Job
Output every line of the material exactly, omitting images.
-- begin Data provided --
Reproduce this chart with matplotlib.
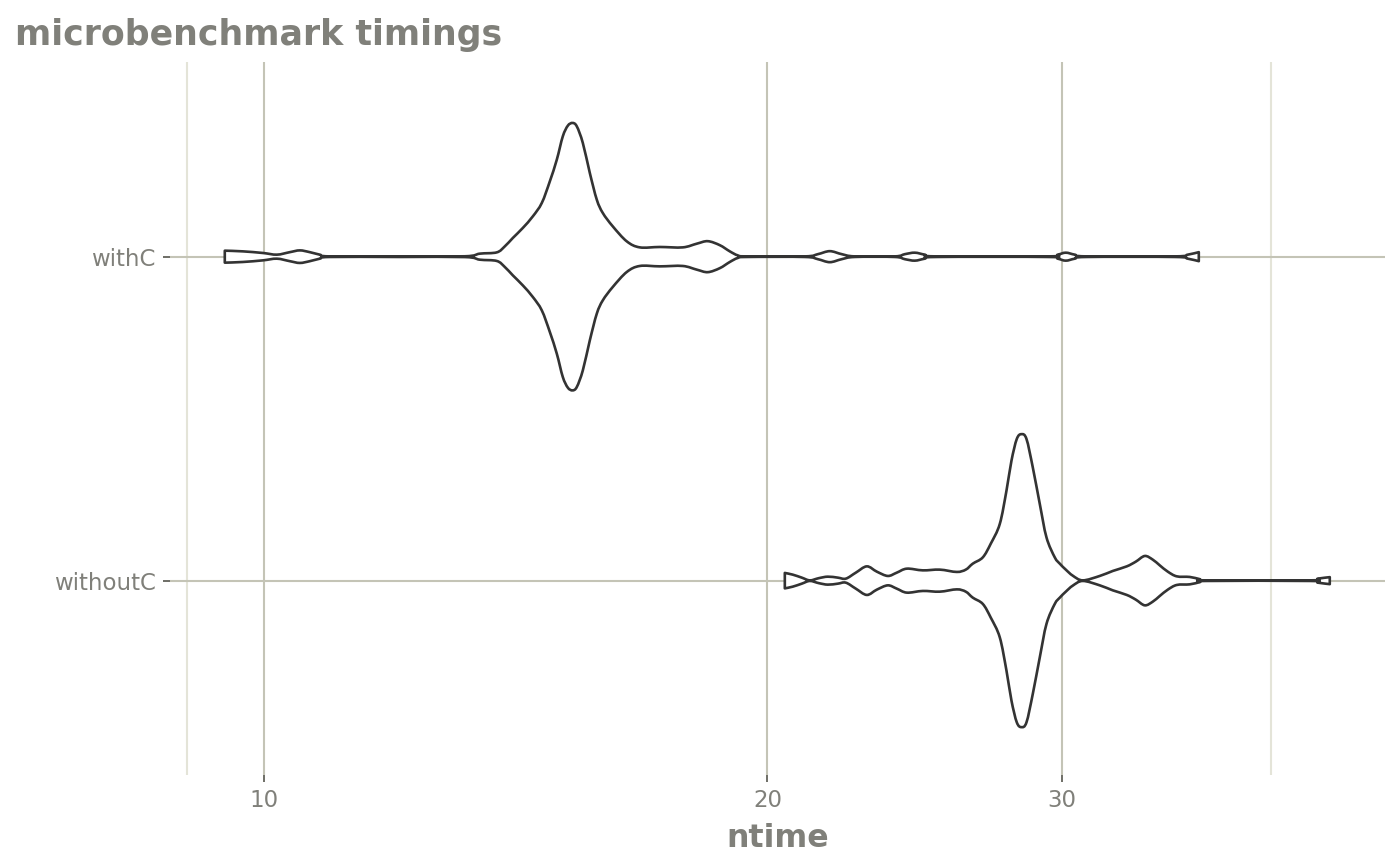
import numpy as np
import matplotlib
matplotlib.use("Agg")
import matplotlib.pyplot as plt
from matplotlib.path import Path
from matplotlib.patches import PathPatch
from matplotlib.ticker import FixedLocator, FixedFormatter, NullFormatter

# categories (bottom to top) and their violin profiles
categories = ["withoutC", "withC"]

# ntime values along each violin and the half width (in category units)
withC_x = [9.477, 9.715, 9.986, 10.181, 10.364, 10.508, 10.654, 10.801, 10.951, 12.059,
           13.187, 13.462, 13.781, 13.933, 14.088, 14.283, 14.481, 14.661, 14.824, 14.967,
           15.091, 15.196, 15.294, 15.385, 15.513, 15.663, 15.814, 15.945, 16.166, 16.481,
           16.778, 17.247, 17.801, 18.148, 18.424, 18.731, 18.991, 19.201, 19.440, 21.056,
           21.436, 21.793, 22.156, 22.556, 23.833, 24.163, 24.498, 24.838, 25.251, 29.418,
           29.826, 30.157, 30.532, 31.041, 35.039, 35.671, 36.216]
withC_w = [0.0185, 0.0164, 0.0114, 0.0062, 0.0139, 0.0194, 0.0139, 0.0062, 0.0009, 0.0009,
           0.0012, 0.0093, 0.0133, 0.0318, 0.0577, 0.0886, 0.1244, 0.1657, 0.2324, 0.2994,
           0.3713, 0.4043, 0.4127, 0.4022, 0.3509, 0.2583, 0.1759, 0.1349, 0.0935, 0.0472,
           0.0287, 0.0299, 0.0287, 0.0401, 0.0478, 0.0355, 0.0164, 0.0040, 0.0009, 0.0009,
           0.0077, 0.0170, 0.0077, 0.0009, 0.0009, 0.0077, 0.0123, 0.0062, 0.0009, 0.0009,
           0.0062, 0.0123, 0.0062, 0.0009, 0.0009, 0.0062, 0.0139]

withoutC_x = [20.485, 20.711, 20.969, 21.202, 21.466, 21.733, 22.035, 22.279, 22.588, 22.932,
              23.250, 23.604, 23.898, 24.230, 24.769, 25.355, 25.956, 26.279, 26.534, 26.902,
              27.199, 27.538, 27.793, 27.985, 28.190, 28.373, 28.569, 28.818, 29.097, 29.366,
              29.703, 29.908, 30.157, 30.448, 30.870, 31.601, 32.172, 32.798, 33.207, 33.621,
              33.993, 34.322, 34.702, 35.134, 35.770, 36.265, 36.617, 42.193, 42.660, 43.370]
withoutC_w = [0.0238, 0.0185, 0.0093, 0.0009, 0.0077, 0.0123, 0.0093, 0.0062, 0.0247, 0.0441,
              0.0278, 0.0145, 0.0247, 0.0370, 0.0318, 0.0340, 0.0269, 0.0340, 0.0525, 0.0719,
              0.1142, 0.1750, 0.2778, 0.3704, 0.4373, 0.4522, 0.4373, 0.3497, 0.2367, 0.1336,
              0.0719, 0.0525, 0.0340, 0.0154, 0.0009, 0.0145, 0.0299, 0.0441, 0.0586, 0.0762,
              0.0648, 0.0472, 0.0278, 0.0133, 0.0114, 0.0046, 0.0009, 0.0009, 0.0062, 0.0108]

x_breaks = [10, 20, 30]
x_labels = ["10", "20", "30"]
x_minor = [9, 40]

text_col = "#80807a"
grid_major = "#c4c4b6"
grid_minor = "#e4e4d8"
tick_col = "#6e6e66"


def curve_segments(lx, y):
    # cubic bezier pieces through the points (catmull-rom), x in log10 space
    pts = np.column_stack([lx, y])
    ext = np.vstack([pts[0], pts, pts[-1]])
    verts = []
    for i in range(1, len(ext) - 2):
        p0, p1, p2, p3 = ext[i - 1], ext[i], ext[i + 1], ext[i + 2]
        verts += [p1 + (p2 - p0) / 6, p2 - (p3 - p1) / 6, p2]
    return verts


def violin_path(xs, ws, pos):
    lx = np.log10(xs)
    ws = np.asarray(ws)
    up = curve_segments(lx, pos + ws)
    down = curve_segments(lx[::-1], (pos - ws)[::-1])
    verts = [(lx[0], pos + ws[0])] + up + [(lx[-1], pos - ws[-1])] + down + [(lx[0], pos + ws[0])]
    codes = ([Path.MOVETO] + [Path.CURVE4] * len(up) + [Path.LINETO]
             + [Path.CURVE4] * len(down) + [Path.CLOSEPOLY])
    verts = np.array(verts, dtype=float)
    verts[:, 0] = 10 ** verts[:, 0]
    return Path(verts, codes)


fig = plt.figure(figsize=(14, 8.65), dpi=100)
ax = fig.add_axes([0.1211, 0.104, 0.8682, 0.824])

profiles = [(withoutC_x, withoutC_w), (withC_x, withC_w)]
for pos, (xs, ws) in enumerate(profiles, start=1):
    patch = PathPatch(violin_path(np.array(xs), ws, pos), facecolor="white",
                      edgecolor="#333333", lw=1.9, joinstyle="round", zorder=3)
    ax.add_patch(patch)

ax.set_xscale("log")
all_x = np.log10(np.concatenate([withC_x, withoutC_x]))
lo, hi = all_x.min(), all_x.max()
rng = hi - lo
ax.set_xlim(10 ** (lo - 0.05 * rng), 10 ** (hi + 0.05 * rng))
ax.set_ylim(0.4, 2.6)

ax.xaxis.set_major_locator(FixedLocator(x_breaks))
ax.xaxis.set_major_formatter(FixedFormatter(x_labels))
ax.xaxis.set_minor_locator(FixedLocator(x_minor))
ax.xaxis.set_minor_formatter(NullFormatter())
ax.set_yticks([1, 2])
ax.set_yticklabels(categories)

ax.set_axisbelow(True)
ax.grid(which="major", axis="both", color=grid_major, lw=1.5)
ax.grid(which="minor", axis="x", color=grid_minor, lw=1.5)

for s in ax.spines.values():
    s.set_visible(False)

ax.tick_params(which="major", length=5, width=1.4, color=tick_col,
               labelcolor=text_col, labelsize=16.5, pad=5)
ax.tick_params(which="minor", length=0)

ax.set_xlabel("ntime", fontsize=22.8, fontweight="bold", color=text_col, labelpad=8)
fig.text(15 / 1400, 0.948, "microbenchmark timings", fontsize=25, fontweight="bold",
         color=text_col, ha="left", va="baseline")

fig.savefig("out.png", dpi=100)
-- end Data provided --
Right answer
Reproduce this chart with matplotlib.
import numpy as np
import matplotlib
matplotlib.use("Agg")
import matplotlib.pyplot as plt
from matplotlib.path import Path
from matplotlib.patches import PathPatch
from matplotlib.ticker import FixedLocator, FixedFormatter, NullFormatter

# categories (bottom to top) and their violin profiles
categories = ["withoutC", "withC"]

# ntime values along each violin and the half width (in category units)
withC_x = [9.477, 9.715, 9.986, 10.181, 10.364, 10.508, 10.654, 10.801, 10.951, 12.059,
           13.187, 13.462, 13.781, 13.933, 14.088, 14.283, 14.481, 14.661, 14.824, 14.967,
           15.091, 15.196, 15.294, 15.385, 15.513, 15.663, 15.814, 15.945, 16.166, 16.481,
           16.778, 17.247, 17.801, 18.148, 18.424, 18.731, 18.991, 19.201, 19.440, 21.056,
           21.436, 21.793, 22.156, 22.556, 23.833, 24.163, 24.498, 24.838, 25.251, 29.418,
           29.826, 30.157, 30.532, 31.041, 35.039, 35.671, 36.216]
withC_w = [0.0185, 0.0164, 0.0114, 0.0062, 0.0139, 0.0194, 0.0139, 0.0062, 0.0009, 0.0009,
           0.0012, 0.0093, 0.0133, 0.0318, 0.0577, 0.0886, 0.1244, 0.1657, 0.2324, 0.2994,
           0.3713, 0.4043, 0.4127, 0.4022, 0.3509, 0.2583, 0.1759, 0.1349, 0.0935, 0.0472,
           0.0287, 0.0299, 0.0287, 0.0401, 0.0478, 0.0355, 0.0164, 0.0040, 0.0009, 0.0009,
           0.0077, 0.0170, 0.0077, 0.0009, 0.0009, 0.0077, 0.0123, 0.0062, 0.0009, 0.0009,
           0.0062, 0.0123, 0.0062, 0.0009, 0.0009, 0.0062, 0.0139]

withoutC_x = [20.485, 20.711, 20.969, 21.202, 21.466, 21.733, 22.035, 22.279, 22.588, 22.932,
              23.250, 23.604, 23.898, 24.230, 24.769, 25.355, 25.956, 26.279, 26.534, 26.902,
              27.199, 27.538, 27.793, 27.985, 28.190, 28.373, 28.569, 28.818, 29.097, 29.366,
              29.703, 29.908, 30.157, 30.448, 30.870, 31.601, 32.172, 32.798, 33.207, 33.621,
              33.993, 34.322, 34.702, 35.134, 35.770, 36.265, 36.617, 42.193, 42.660, 43.370]
withoutC_w = [0.0238, 0.0185, 0.0093, 0.0009, 0.0077, 0.0123, 0.0093, 0.0062, 0.0247, 0.0441,
              0.0278, 0.0145, 0.0247, 0.0370, 0.0318, 0.0340, 0.0269, 0.0340, 0.0525, 0.0719,
              0.1142, 0.1750, 0.2778, 0.3704, 0.4373, 0.4522, 0.4373, 0.3497, 0.2367, 0.1336,
              0.0719, 0.0525, 0.0340, 0.0154, 0.0009, 0.0145, 0.0299, 0.0441, 0.0586, 0.0762,
              0.0648, 0.0472, 0.0278, 0.0133, 0.0114, 0.0046, 0.0009, 0.0009, 0.0062, 0.0108]

x_breaks = [10, 20, 30]
x_labels = ["10", "20", "30"]
x_minor = [9, 40]

text_col = "#80807a"
grid_major = "#c4c4b6"
grid_minor = "#e4e4d8"
tick_col = "#6e6e66"


def curve_segments(lx, y):
    # cubic bezier pieces through the points (catmull-rom), x in log10 space
    pts = np.column_stack([lx, y])
    ext = np.vstack([pts[0], pts, pts[-1]])
    verts = []
    for i in range(1, len(ext) - 2):
        p0, p1, p2, p3 = ext[i - 1], ext[i], ext[i + 1], ext[i + 2]
        verts += [p1 + (p2 - p0) / 6, p2 - (p3 - p1) / 6, p2]
    return verts


def violin_path(xs, ws, pos):
    lx = np.log10(xs)
    ws = np.asarray(ws)
    up = curve_segments(lx, pos + ws)
    down = curve_segments(lx[::-1], (pos - ws)[::-1])
    verts = [(lx[0], pos + ws[0])] + up + [(lx[-1], pos - ws[-1])] + down + [(lx[0], pos + ws[0])]
    codes = ([Path.MOVETO] + [Path.CURVE4] * len(up) + [Path.LINETO]
             + [Path.CURVE4] * len(down) + [Path.CLOSEPOLY])
    verts = np.array(verts, dtype=float)
    verts[:, 0] = 10 ** verts[:, 0]
    return Path(verts, codes)


fig = plt.figure(figsize=(14, 8.65), dpi=100)
ax = fig.add_axes([0.1211, 0.104, 0.8682, 0.824])

profiles = [(withoutC_x, withoutC_w), (withC_x, withC_w)]
for pos, (xs, ws) in enumerate(profiles, start=1):
    patch = PathPatch(violin_path(np.array(xs), ws, pos), facecolor="white",
                      edgecolor="#333333", lw=1.9, joinstyle="round", zorder=3)
    ax.add_patch(patch)

ax.set_xscale("log")
all_x = np.log10(np.concatenate([withC_x, withoutC_x]))
lo, hi = all_x.min(), all_x.max()
rng = hi - lo
ax.set_xlim(10 ** (lo - 0.05 * rng), 10 ** (hi + 0.05 * rng))
ax.set_ylim(0.4, 2.6)

ax.xaxis.set_major_locator(FixedLocator(x_breaks))
ax.xaxis.set_major_formatter(FixedFormatter(x_labels))
ax.xaxis.set_minor_locator(FixedLocator(x_minor))
ax.xaxis.set_minor_formatter(NullFormatter())
ax.set_yticks([1, 2])
ax.set_yticklabels(categories)

ax.set_axisbelow(True)
ax.grid(which="major", axis="both", color=grid_major, lw=1.5)
ax.grid(which="minor", axis="x", color=grid_minor, lw=1.5)

for s in ax.spines.values():
    s.set_visible(False)

ax.tick_params(which="major", length=5, width=1.4, color=tick_col,
               labelcolor=text_col, labelsize=16.5, pad=5)
ax.tick_params(which="minor", length=0)

ax.set_xlabel("ntime", fontsize=22.8, fontweight="bold", color=text_col, labelpad=8)
fig.text(15 / 1400, 0.948, "microbenchmark timings", fontsize=25, fontweight="bold",
         color=text_col, ha="left", va="baseline")

fig.savefig("out.png", dpi=100)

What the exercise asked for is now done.